A signature Tsukuba climbing pattern, 'lift up, walk down' (or the reverse), is widely used. Families and beginners typically lift up and walk down via the Miyukigahara Course after summiting both peaks. Stronger climbers can use the lifts to extend their day into a multi-route traverse. The depth of options at Tsukuba comes precisely from the freedom of combining lifts and trails.

A year-round mountain — season and gear

At only 877 m, Tsukuba can be climbed year-round. February's plum blossom and April's cherry blossom in spring, fresh green in summer, autumn colour, and the winter season with the highest fair-weather percentage — winter is when the summit panorama clearly shows the snow-covered Mt. Fuji to the west. The Cable Car and Ropeway run year-round except for end-of-year maintenance. Afternoon thunderstorms are common in summer; in winter the summit area can ice over and light crampons are worth carrying.

Gear is light but should still meet alpine basics. A fleece or insulated jacket and a wind- and waterproof shell are not optional; trekking shoes or mid-cut boots; a 15–20 L day pack is sufficient. The Hakuun-bashi Course's rock zone has consecutive high-step boulder passages and grippy footwear is essential. If you use a lift on one leg, plan the descent so you make the last departure (around 5 p.m.).

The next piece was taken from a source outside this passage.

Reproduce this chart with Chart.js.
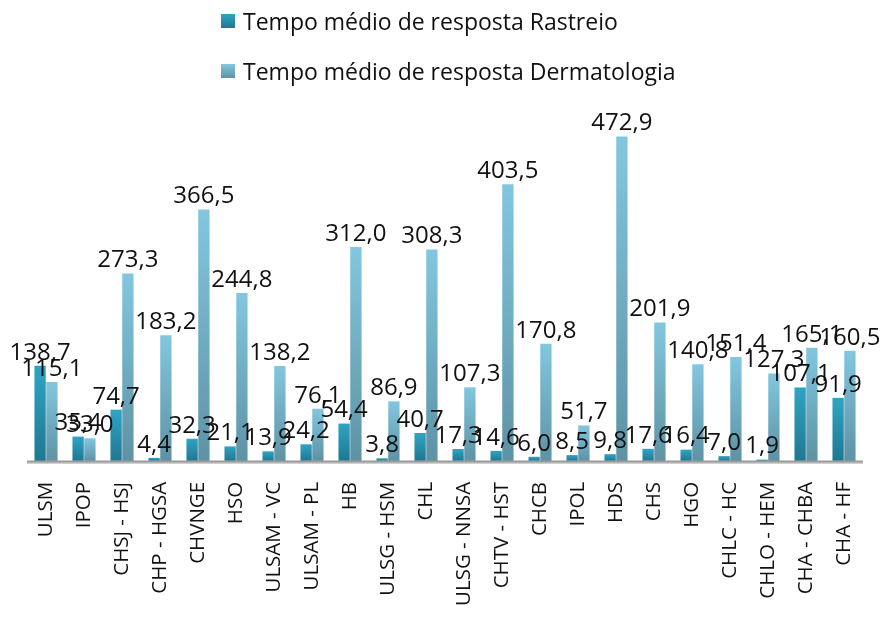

The night view from Mt. Nyotai summit is uniquely Tsukuba. In autumn and winter clear weather, the Tsukuba Ropeway operates evening services on selected days, lifting visitors from Tsutsujigaoka for night-view and stargazing. The elevation is modest, but the mountain's standalone position in the centre of the Kantō plain delivers a 360-degree night view — Tokyo to the south, Mito to the north, the Kashima coast to the east. New-moon winter nights can produce a visible Milky Way over the plain.

Tsukuba Express — the most accessible 100-famous mountain from Tokyo

Access to Tsukuba runs through Tsukuba Station on the Tsukuba Express line, then a Kantō Railway bus to the Tsukuba Shrine entrance or Tsutsujigaoka in 40–50 minutes. Combined with the Tsukuba Express from Akihabara and the climber's shuttle, the trailhead is reachable from central Tokyo in as little as 90 minutes in peak service. By car, parking is available at Tsukuba Shrine or at Tsutsujigaoka. Lots fill on peak-season mornings, so arrive early.

From Tokyo, the Tsukuba Express runs from Akihabara in 45 minutes; the bus adds about 50 minutes — roughly two hours door-to-trailhead. Tsukuba is the most accessible Japanese 100-famous-mountains peak from the Tokyo metropolitan area, and it draws family climbers and beginners year-round as both a starter mountain and a regular outing. After descent, the Tsukuba-area day-use baths (Tsukuba-yu, Edoya, and others) provide a rinse-off before returning. Climbing Tsukuba is an experience completely different from a Northern Alps or Yatsugatake climb — a single standalone peak in the middle of the Kantō plain, where elevation isn't the point. In cultural and panoramic density, it stands shoulder to shoulder with mountains many times its height.